Many factors guided the selection of this index, including its ease of calculation and understanding. In contrast, the content validity ratio (CVR) developed by Lawshe [40], for example, is easy to calculate but not as easy to interpret [41]. Another desirable quality of a content validity measure is that it yields item-level information that can be used to refine or discard items and a summary of the content validity of the overall scale [41].
The CVI is the percentage of respondents who assign an item a score of 3 or 4 on a 1–4 scale of relevance or representativeness. It has been recommended that an individual CVI (I-CVI) and a scale CVI (S-CVI) should be calculated separately and that the S-CVI be reported [39, 41-43].
Polit and Beck [42] preferred the S-CVI in cases where more content-expert panel members are involved because one hundred percent agreement is not feasible.
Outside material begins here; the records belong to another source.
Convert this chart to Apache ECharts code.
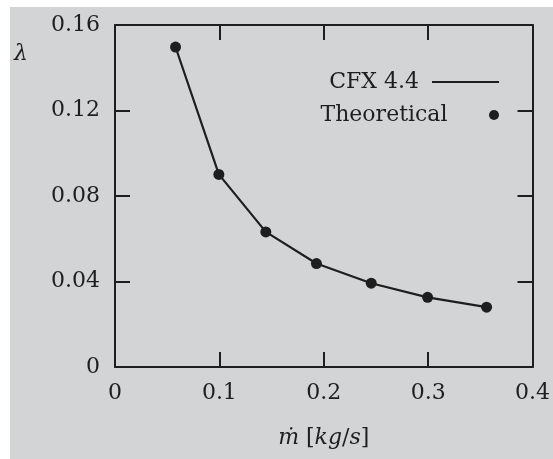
<!DOCTYPE html>
<html>
<head>
<meta charset="utf-8">
<script src="https://cdn.jsdelivr.net/npm/echarts@6/dist/echarts.min.js"></script>
<style>
html,body{margin:0;padding:0;background:#ffffff;}
#c{position:absolute;left:10px;top:7px;width:543px;height:452px;}
</style>
</head>
<body>
<div id="c"></div>
<script>
// Data
var massFlow = [0.058, 0.0995, 0.1445, 0.193, 0.2455, 0.2995, 0.356];
var lambdaCFX = [0.1497, 0.0901, 0.0632, 0.0484, 0.0392, 0.0326, 0.0280];
var lambdaTheory = [0.1497, 0.0901, 0.0632, 0.0484, 0.0392, 0.0326, 0.0280];
var xTicks = ['0', '0.1', '0.2', '0.3', '0.4'];
var yTicks = ['0', '0.04', '0.08', '0.12', '0.16'];

var ink = '#1e1e1e';
var font = 'DejaVu Serif';
function pairs(xs, ys){ return xs.map(function(x,i){ return [x, ys[i]]; }); }

var chart = echarts.init(document.getElementById('c'));
var axisCommon = {
  type: 'value',
  axisLine: {show: true, onZero: false, lineStyle: {color: ink, width: 2}},
  axisTick: {show: true, inside: true, length: 15, lineStyle: {color: ink, width: 2}},
  splitLine: {show: false}
};
chart.setOption({
  backgroundColor: '#d3d4d6',
  animation: false,
  title: {
    text: 'λ', left: 4, top: 36, padding: 0,
    textStyle: {fontFamily: font, fontStyle: 'italic', fontWeight: 'normal', fontSize: 22, color: ink}
  },
  grid: {left: 105, right: 15, top: 18, bottom: 92},
  legend: [
    {
      data: ['CFX 4.4'], orient: 'vertical', align: 'right', right: 54, top: 64, padding: 0,
      itemWidth: 67, itemHeight: 2, icon: 'rect',
      textStyle: {fontFamily: font, fontSize: 22, color: ink, padding: [0, 8, 0, 0]}
    },
    {
      data: ['Theoretical'], orient: 'vertical', align: 'right', right: 54, top: 97, padding: 0,
      itemWidth: 67, itemHeight: 10, icon: 'circle',
      textStyle: {fontFamily: font, fontSize: 22, color: ink, padding: [0, 8, 0, 0]}
    }
  ],
  xAxis: [
    Object.assign({}, axisCommon, {
      position: 'bottom', min: 0, max: 0.4, interval: 0.1,
      axisLabel: {margin: 15, fontFamily: font, fontSize: 22, color: ink,
        formatter: function(v){ return xTicks[Math.round(v / 0.1)]; }},
      name: '{i|ṁ} [{i|kg}/{i|s}]', nameLocation: 'middle', nameGap: 60,
      nameTextStyle: {fontFamily: font, fontSize: 22, color: ink,
        rich: {i: {fontFamily: font, fontStyle: 'italic', fontSize: 22, color: ink}}}
    }),
    Object.assign({}, axisCommon, {
      position: 'top', min: 0, max: 0.4, interval: 0.1, axisLabel: {show: false}
    })
  ],
  yAxis: [
    Object.assign({}, axisCommon, {
      position: 'left', min: 0, max: 0.16, interval: 0.04,
      axisLabel: {margin: 15, fontFamily: font, fontSize: 22, color: ink,
        formatter: function(v){ return yTicks[Math.round(v / 0.04)]; }}
    }),
    Object.assign({}, axisCommon, {
      position: 'right', min: 0, max: 0.16, interval: 0.04, axisLabel: {show: false}
    })
  ],
  series: [
    {
      name: 'CFX 4.4', type: 'line', data: pairs(massFlow, lambdaCFX),
      showSymbol: false, symbol: 'none',
      lineStyle: {color: ink, width: 2.2}, itemStyle: {color: ink}, z: 2
    },
    {
      name: 'Theoretical', type: 'scatter', data: pairs(massFlow, lambdaTheory),
      symbol: 'circle', symbolSize: 11, itemStyle: {color: ink, opacity: 1}, z: 3
    }
  ]
});
</script>
</body>
</html>
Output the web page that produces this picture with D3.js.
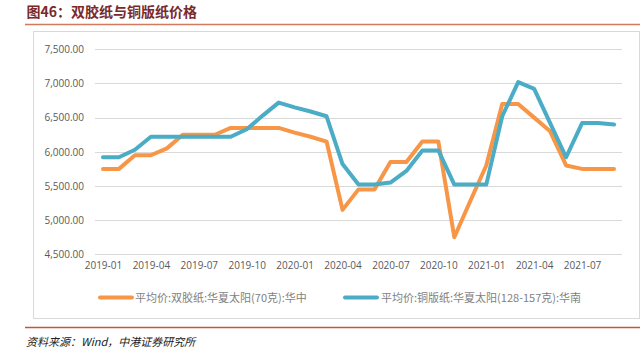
<!DOCTYPE html>
<html><head><meta charset="utf-8">
<script src="https://cdn.jsdelivr.net/npm/d3@7/dist/d3.min.js"></script>
<style>
html,body{margin:0;padding:0;background:#fff;}
svg{display:block;}
</style>
</head><body>
<svg id="c" width="640" height="357"></svg>
<script>
const months = ["2019-01","2019-02","2019-03","2019-04","2019-05","2019-06","2019-07","2019-08","2019-09","2019-10","2019-11","2019-12",
"2020-01","2020-02","2020-03","2020-04","2020-05","2020-06","2020-07","2020-08","2020-09","2020-10","2020-11","2020-12",
"2021-01","2021-02","2021-03","2021-04","2021-05","2021-06","2021-07","2021-08","2021-09"];
const tickLabels = ["2019-01","2019-04","2019-07","2019-10","2020-01","2020-04","2020-07","2020-10","2021-01","2021-04","2021-07"];
const yTicks = [4500,5000,5500,6000,6500,7000,7500];
const offsetPaper = [5750,5750,5950,5950,6050,6250,6250,6250,6350,6350,6350,6350,
6280,6220,6150,5150,5450,5450,5850,5850,6150,6150,4750,5280,
5800,6700,6700,6500,6300,5800,5750,5750,5750];
const coatedPaper = [5920,5920,6030,6220,6220,6220,6220,6220,6220,6330,6530,6720,
6650,6590,6520,5820,5520,5520,5550,5720,6020,6020,5520,5520,
5520,6520,7020,6920,6420,5920,6420,6420,6400];
const seriesNames = ["平均价:双胶纸:华夏太阳(70克):华中","平均价:铜版纸:华夏太阳(128-157克):华南"];
const colors = ["#F79646","#4BACC6"];
const title = "图46：双胶纸与铜版纸价格";
const source = "资料来源：Wind，中港证券研究所";

const svg = d3.select("#c");
const cjk = "'Noto Sans CJK SC','Noto Sans',sans-serif";
const num = "'Open Sans','Noto Sans',sans-serif";

// title & rules
svg.append("text").attr("x",26.5).attr("y",17).text(title)
  .attr("font-family",cjk).attr("font-weight","bold").attr("font-size",14).attr("fill","#7a2a2a");
svg.append("line").attr("x1",25).attr("x2",640).attr("y1",24.5).attr("y2",24.5).attr("stroke","#d27a5e").attr("stroke-width",1.3);
svg.append("line").attr("x1",25).attr("x2",640).attr("y1",327.5).attr("y2",327.5).attr("stroke","#c0583e").attr("stroke-width",1.3);
svg.append("text").attr("x",26).attr("y",346).text(source)
  .attr("font-family",cjk).attr("font-style","italic").attr("font-size",11).attr("fill","#222");

// chart box
svg.append("rect").attr("x",33.5).attr("y",31.5).attr("width",606).attr("height",287)
  .attr("fill","none").attr("stroke","#d9d9d9").attr("stroke-width",1);

const x = d3.scalePoint().domain(months).range([95,622]).padding(0.5);
const y = d3.scaleLinear().domain([4500,7500]).range([254.3,49.3]);

// grid
svg.append("g").selectAll("line").data(yTicks).join("line")
  .attr("x1",95).attr("x2",622).attr("y1",d=>Math.round(y(d))+0.5).attr("y2",d=>Math.round(y(d))+0.5)
  .attr("stroke","#d9d9d9").attr("stroke-width",1);

// y axis
const yAxis = d3.axisLeft(y).tickValues(yTicks).tickFormat(d3.format(",.2f")).tickSize(0).tickPadding(0);
const gy = svg.append("g").attr("transform","translate(84,0)").call(yAxis);
gy.select(".domain").remove();
gy.selectAll("text").attr("font-family",num).attr("font-size",10).attr("fill","#595959");

// x axis
const xAxis = d3.axisBottom(x).tickValues(tickLabels).tickSize(0).tickPadding(0);
const gx = svg.append("g").attr("transform","translate(0,262)").call(xAxis);
gx.select(".domain").remove();
gx.selectAll("text").attr("font-family",num).attr("font-size",10).attr("fill","#595959");

// lines
const line = d3.line().x((d,i)=>x(months[i])).y(d=>y(d));
[offsetPaper, coatedPaper].forEach((s,k)=>{
  svg.append("path").datum(s).attr("d",line).attr("fill","none")
    .attr("stroke",colors[k]).attr("stroke-width",4).attr("stroke-linejoin","round").attr("stroke-linecap","round");
});

// legend
const leg = [{x:100,tx:135},{x:345,tx:381}];
seriesNames.forEach((n,k)=>{
  svg.append("line").attr("x1",leg[k].x).attr("x2",leg[k].x+32).attr("y1",297.5).attr("y2",297.5)
    .attr("stroke",colors[k]).attr("stroke-width",4).attr("stroke-linecap","round");
  svg.append("text").attr("x",leg[k].tx).attr("y",301.5).text(n)
    .attr("font-family",cjk).attr("font-size",11).attr("fill","#7f7f7f");
});
</script>
</body></html>
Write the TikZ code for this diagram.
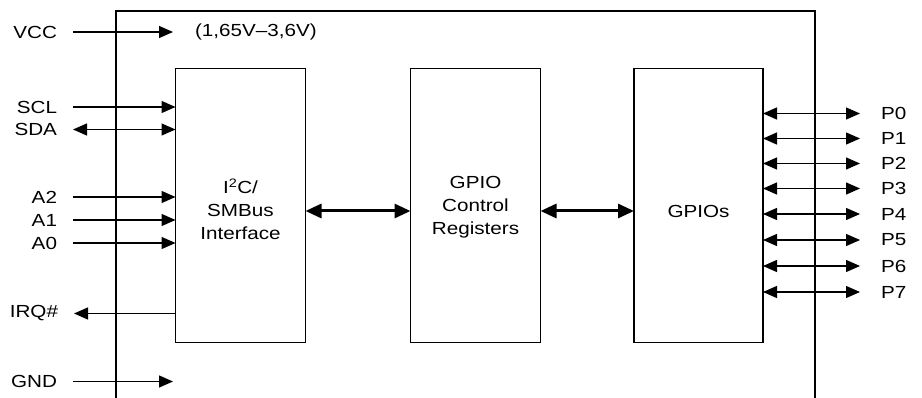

The S-CVI is determined by averaging I-CVI scores. When six or more experts are involved, Lynn [17] recommended a minimum I-CVI of 0.78. However, Waltz and Bausell [39] recommended a minimum S-CVI value of 0.90 for a valid scale in which items should be retained. In this study, we use both the I-CVI and S-CVI to determine the content validity of statements related to taxonomy appropriateness.
4.1 Expert Panel
Lynn [17] argued that at least three experts should be consulted when performing content validation. Our expert panel included five subject matter experts with more than 10 years of teaching programming experience. These experts were invited to evaluate the content validity based on the I-CVI and S-CVI. Each respondent received an informational email that included a hyperlink to a questionnaire. Survey security was maintained using Secure Sockets Layer technologies to protect confidentiality, and no personal identifiers were collected. A four-point scale was used to evaluate the content validity, and the values were matched with verbal descriptions of taxonomic appropriateness as follows: 1 = the item is not representative; 2 = the item requires major revisions to be representative; 3 = the item requires minor revisions to be representative; 4 = the item is representative. The CVI was calculated as the percentage of experts who selected 3 or 4 when scoring the items. As prescribed in the proposed methodology of our study, both the I-CVI and S-CVI were calculated. The average scale CVI (S-CVI/Ave) was determined from all the I-CVI values. The target SCVI/Ave value, according to Polit and Beck [42], is 0.9.
For greater reliability, we then calculated a modified kappa statistic (k*) described by Polit, Beck [41]. According to Wynd, Schmidt [44], the kappa statistic is an important supplement to the CVI because it indicates the degree of agreement beyond chance. To assess the degree of agreement based on the value of κ*, the guidelines by Landis and Koch [45] are used.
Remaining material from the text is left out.